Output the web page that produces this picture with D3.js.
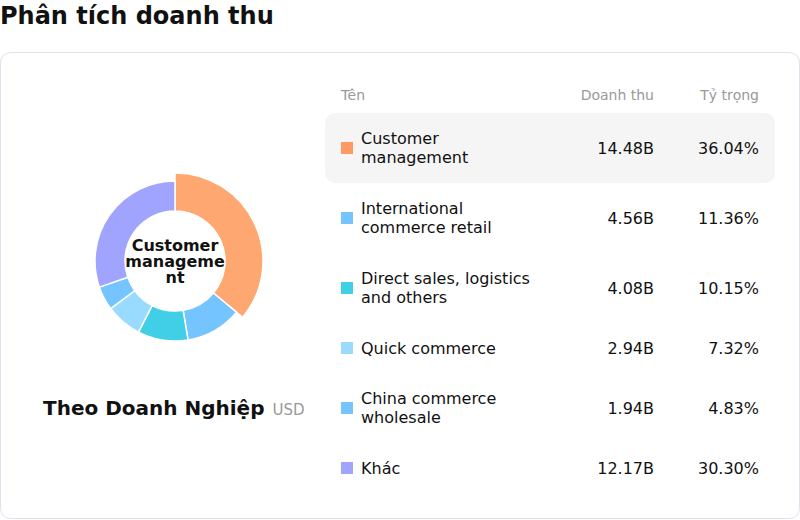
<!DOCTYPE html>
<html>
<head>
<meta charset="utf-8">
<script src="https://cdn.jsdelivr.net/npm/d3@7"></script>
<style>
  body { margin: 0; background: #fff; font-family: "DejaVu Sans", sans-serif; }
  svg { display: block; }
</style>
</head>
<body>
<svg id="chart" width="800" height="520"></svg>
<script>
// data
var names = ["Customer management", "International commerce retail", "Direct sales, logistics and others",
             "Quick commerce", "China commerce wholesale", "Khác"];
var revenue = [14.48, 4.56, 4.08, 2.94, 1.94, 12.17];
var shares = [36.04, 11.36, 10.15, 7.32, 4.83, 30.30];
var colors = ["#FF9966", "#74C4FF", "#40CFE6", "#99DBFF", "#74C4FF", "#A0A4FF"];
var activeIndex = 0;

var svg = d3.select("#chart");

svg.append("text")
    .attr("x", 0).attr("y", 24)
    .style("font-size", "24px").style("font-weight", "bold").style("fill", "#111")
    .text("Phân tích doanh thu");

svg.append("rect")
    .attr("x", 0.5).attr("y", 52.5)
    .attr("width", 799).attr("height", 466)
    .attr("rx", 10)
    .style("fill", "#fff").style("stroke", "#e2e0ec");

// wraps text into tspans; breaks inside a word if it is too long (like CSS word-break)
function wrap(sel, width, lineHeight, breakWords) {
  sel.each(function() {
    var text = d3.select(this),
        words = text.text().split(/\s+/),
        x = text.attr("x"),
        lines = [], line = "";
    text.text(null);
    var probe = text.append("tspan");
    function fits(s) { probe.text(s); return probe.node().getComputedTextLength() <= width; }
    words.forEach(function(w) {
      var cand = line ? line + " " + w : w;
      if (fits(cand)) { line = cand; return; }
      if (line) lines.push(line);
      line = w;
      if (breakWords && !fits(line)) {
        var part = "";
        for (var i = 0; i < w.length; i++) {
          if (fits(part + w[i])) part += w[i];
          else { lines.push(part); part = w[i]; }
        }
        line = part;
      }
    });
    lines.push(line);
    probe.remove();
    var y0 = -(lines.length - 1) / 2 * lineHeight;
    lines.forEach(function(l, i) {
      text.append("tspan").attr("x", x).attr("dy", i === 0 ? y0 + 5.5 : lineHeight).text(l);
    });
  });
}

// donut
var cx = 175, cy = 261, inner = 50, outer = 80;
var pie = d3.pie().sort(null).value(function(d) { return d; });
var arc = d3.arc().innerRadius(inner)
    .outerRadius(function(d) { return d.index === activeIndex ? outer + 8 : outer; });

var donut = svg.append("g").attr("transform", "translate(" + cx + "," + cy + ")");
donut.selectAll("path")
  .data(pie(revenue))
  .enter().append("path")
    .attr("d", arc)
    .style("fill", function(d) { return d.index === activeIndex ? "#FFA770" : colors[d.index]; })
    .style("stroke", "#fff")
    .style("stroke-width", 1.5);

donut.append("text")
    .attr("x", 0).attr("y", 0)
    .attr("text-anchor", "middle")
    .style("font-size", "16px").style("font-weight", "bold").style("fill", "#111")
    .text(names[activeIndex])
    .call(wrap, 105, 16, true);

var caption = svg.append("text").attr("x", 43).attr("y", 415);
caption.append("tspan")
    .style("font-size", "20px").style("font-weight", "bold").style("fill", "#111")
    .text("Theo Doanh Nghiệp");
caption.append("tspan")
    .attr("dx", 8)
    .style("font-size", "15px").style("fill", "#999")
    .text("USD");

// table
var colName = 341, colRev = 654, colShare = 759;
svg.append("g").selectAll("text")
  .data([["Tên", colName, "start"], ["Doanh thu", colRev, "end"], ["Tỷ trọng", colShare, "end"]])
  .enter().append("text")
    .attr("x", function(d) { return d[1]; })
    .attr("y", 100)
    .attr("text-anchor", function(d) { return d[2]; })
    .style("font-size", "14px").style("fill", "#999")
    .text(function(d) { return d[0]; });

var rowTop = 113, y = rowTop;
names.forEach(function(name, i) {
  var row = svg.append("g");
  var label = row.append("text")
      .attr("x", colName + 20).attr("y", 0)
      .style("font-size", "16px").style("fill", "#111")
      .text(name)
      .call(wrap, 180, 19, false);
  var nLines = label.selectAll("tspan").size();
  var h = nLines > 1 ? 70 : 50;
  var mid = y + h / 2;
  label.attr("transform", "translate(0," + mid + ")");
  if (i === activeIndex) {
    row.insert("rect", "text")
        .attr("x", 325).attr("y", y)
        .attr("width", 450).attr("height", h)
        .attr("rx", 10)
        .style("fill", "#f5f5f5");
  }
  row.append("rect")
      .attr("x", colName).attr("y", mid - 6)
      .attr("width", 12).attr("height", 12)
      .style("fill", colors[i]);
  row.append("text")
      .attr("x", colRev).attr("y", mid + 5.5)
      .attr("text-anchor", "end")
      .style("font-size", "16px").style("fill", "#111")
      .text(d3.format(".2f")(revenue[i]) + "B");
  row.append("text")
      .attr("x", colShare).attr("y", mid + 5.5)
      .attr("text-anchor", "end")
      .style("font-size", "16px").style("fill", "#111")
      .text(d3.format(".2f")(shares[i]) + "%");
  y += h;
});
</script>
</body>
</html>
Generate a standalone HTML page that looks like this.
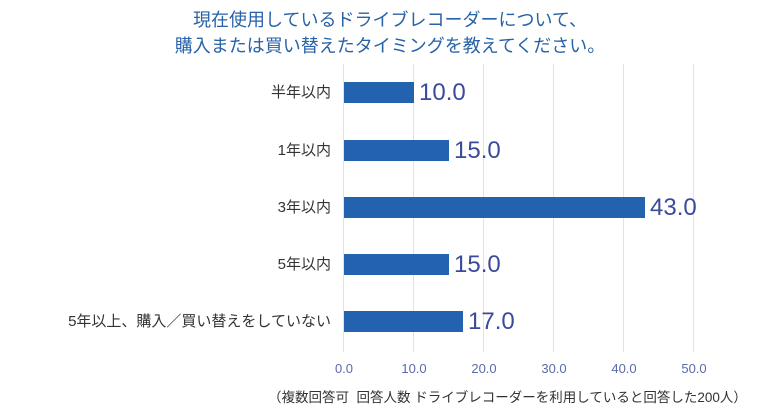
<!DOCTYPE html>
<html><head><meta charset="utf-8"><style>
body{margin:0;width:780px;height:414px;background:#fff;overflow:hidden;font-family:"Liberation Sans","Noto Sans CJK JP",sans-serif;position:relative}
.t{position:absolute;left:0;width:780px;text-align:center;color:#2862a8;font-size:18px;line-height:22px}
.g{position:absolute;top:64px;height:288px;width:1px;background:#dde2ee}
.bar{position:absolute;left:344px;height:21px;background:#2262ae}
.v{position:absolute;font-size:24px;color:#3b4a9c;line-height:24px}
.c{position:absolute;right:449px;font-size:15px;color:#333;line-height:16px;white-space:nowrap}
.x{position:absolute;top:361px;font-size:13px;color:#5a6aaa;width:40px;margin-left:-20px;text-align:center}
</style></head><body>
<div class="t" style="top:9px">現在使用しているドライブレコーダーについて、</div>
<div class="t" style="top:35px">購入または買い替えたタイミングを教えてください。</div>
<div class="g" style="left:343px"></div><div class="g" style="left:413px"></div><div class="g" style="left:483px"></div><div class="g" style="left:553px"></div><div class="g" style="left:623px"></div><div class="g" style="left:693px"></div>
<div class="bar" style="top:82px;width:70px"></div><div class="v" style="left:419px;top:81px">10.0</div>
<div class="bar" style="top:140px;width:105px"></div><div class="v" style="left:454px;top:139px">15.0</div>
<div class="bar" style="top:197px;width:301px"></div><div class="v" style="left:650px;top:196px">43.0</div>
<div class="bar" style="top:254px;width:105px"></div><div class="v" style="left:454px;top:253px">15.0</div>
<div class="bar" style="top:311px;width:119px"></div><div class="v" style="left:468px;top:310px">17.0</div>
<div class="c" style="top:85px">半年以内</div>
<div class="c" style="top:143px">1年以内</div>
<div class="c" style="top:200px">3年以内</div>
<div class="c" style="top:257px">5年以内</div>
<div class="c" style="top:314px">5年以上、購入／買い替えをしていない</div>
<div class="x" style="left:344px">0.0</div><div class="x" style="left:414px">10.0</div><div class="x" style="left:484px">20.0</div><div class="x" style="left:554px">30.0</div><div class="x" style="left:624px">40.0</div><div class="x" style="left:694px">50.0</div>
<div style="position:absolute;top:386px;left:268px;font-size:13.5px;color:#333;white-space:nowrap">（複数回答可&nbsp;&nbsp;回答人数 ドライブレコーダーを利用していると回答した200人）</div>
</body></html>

_ _ _ _ _ _ _

**What is expected:** Keep the pictures out and write out the records exactly.

**Task output:**
Output the web page that produces this picture with D3.js.
<!DOCTYPE html>
<html>
<head>
<meta charset="utf-8">
<script src="https://cdn.jsdelivr.net/npm/d3@7"></script>
<style>
  body { margin: 0; background: #fff; font-family: "DejaVu Sans", sans-serif; }
  svg { display: block; }
</style>
</head>
<body>
<svg id="chart" width="800" height="520"></svg>
<script>
// data
var names = ["Customer management", "International commerce retail", "Direct sales, logistics and others",
             "Quick commerce", "China commerce wholesale", "Khác"];
var revenue = [14.48, 4.56, 4.08, 2.94, 1.94, 12.17];
var shares = [36.04, 11.36, 10.15, 7.32, 4.83, 30.30];
var colors = ["#FF9966", "#74C4FF", "#40CFE6", "#99DBFF", "#74C4FF", "#A0A4FF"];
var activeIndex = 0;

var svg = d3.select("#chart");

svg.append("text")
    .attr("x", 0).attr("y", 24)
    .style("font-size", "24px").style("font-weight", "bold").style("fill", "#111")
    .text("Phân tích doanh thu");

svg.append("rect")
    .attr("x", 0.5).attr("y", 52.5)
    .attr("width", 799).attr("height", 466)
    .attr("rx", 10)
    .style("fill", "#fff").style("stroke", "#e2e0ec");

// wraps text into tspans; breaks inside a word if it is too long (like CSS word-break)
function wrap(sel, width, lineHeight, breakWords) {
  sel.each(function() {
    var text = d3.select(this),
        words = text.text().split(/\s+/),
        x = text.attr("x"),
        lines = [], line = "";
    text.text(null);
    var probe = text.append("tspan");
    function fits(s) { probe.text(s); return probe.node().getComputedTextLength() <= width; }
    words.forEach(function(w) {
      var cand = line ? line + " " + w : w;
      if (fits(cand)) { line = cand; return; }
      if (line) lines.push(line);
      line = w;
      if (breakWords && !fits(line)) {
        var part = "";
        for (var i = 0; i < w.length; i++) {
          if (fits(part + w[i])) part += w[i];
          else { lines.push(part); part = w[i]; }
        }
        line = part;
      }
    });
    lines.push(line);
    probe.remove();
    var y0 = -(lines.length - 1) / 2 * lineHeight;
    lines.forEach(function(l, i) {
      text.append("tspan").attr("x", x).attr("dy", i === 0 ? y0 + 5.5 : lineHeight).text(l);
    });
  });
}

// donut
var cx = 175, cy = 261, inner = 50, outer = 80;
var pie = d3.pie().sort(null).value(function(d) { return d; });
var arc = d3.arc().innerRadius(inner)
    .outerRadius(function(d) { return d.index === activeIndex ? outer + 8 : outer; });

var donut = svg.append("g").attr("transform", "translate(" + cx + "," + cy + ")");
donut.selectAll("path")
  .data(pie(revenue))
  .enter().append("path")
    .attr("d", arc)
    .style("fill", function(d) { return d.index === activeIndex ? "#FFA770" : colors[d.index]; })
    .style("stroke", "#fff")
    .style("stroke-width", 1.5);

donut.append("text")
    .attr("x", 0).attr("y", 0)
    .attr("text-anchor", "middle")
    .style("font-size", "16px").style("font-weight", "bold").style("fill", "#111")
    .text(names[activeIndex])
    .call(wrap, 105, 16, true);

var caption = svg.append("text").attr("x", 43).attr("y", 415);
caption.append("tspan")
    .style("font-size", "20px").style("font-weight", "bold").style("fill", "#111")
    .text("Theo Doanh Nghiệp");
caption.append("tspan")
    .attr("dx", 8)
    .style("font-size", "15px").style("fill", "#999")
    .text("USD");

// table
var colName = 341, colRev = 654, colShare = 759;
svg.append("g").selectAll("text")
  .data([["Tên", colName, "start"], ["Doanh thu", colRev, "end"], ["Tỷ trọng", colShare, "end"]])
  .enter().append("text")
    .attr("x", function(d) { return d[1]; })
    .attr("y", 100)
    .attr("text-anchor", function(d) { return d[2]; })
    .style("font-size", "14px").style("fill", "#999")
    .text(function(d) { return d[0]; });

var rowTop = 113, y = rowTop;
names.forEach(function(name, i) {
  var row = svg.append("g");
  var label = row.append("text")
      .attr("x", colName + 20).attr("y", 0)
      .style("font-size", "16px").style("fill", "#111")
      .text(name)
      .call(wrap, 180, 19, false);
  var nLines = label.selectAll("tspan").size();
  var h = nLines > 1 ? 70 : 50;
  var mid = y + h / 2;
  label.attr("transform", "translate(0," + mid + ")");
  if (i === activeIndex) {
    row.insert("rect", "text")
        .attr("x", 325).attr("y", y)
        .attr("width", 450).attr("height", h)
        .attr("rx", 10)
        .style("fill", "#f5f5f5");
  }
  row.append("rect")
      .attr("x", colName).attr("y", mid - 6)
      .attr("width", 12).attr("height", 12)
      .style("fill", colors[i]);
  row.append("text")
      .attr("x", colRev).attr("y", mid + 5.5)
      .attr("text-anchor", "end")
      .style("font-size", "16px").style("fill", "#111")
      .text(d3.format(".2f")(revenue[i]) + "B");
  row.append("text")
      .attr("x", colShare).attr("y", mid + 5.5)
      .attr("text-anchor", "end")
      .style("font-size", "16px").style("fill", "#111")
      .text(d3.format(".2f")(shares[i]) + "%");
  y += h;
});
</script>
</body>
</html>
Generate a standalone HTML page that looks like this.
<!DOCTYPE html>
<html><head><meta charset="utf-8"><style>
body{margin:0;width:780px;height:414px;background:#fff;overflow:hidden;font-family:"Liberation Sans","Noto Sans CJK JP",sans-serif;position:relative}
.t{position:absolute;left:0;width:780px;text-align:center;color:#2862a8;font-size:18px;line-height:22px}
.g{position:absolute;top:64px;height:288px;width:1px;background:#dde2ee}
.bar{position:absolute;left:344px;height:21px;background:#2262ae}
.v{position:absolute;font-size:24px;color:#3b4a9c;line-height:24px}
.c{position:absolute;right:449px;font-size:15px;color:#333;line-height:16px;white-space:nowrap}
.x{position:absolute;top:361px;font-size:13px;color:#5a6aaa;width:40px;margin-left:-20px;text-align:center}
</style></head><body>
<div class="t" style="top:9px">現在使用しているドライブレコーダーについて、</div>
<div class="t" style="top:35px">購入または買い替えたタイミングを教えてください。</div>
<div class="g" style="left:343px"></div><div class="g" style="left:413px"></div><div class="g" style="left:483px"></div><div class="g" style="left:553px"></div><div class="g" style="left:623px"></div><div class="g" style="left:693px"></div>
<div class="bar" style="top:82px;width:70px"></div><div class="v" style="left:419px;top:81px">10.0</div>
<div class="bar" style="top:140px;width:105px"></div><div class="v" style="left:454px;top:139px">15.0</div>
<div class="bar" style="top:197px;width:301px"></div><div class="v" style="left:650px;top:196px">43.0</div>
<div class="bar" style="top:254px;width:105px"></div><div class="v" style="left:454px;top:253px">15.0</div>
<div class="bar" style="top:311px;width:119px"></div><div class="v" style="left:468px;top:310px">17.0</div>
<div class="c" style="top:85px">半年以内</div>
<div class="c" style="top:143px">1年以内</div>
<div class="c" style="top:200px">3年以内</div>
<div class="c" style="top:257px">5年以内</div>
<div class="c" style="top:314px">5年以上、購入／買い替えをしていない</div>
<div class="x" style="left:344px">0.0</div><div class="x" style="left:414px">10.0</div><div class="x" style="left:484px">20.0</div><div class="x" style="left:554px">30.0</div><div class="x" style="left:624px">40.0</div><div class="x" style="left:694px">50.0</div>
<div style="position:absolute;top:386px;left:268px;font-size:13.5px;color:#333;white-space:nowrap">（複数回答可&nbsp;&nbsp;回答人数 ドライブレコーダーを利用していると回答した200人）</div>
</body></html>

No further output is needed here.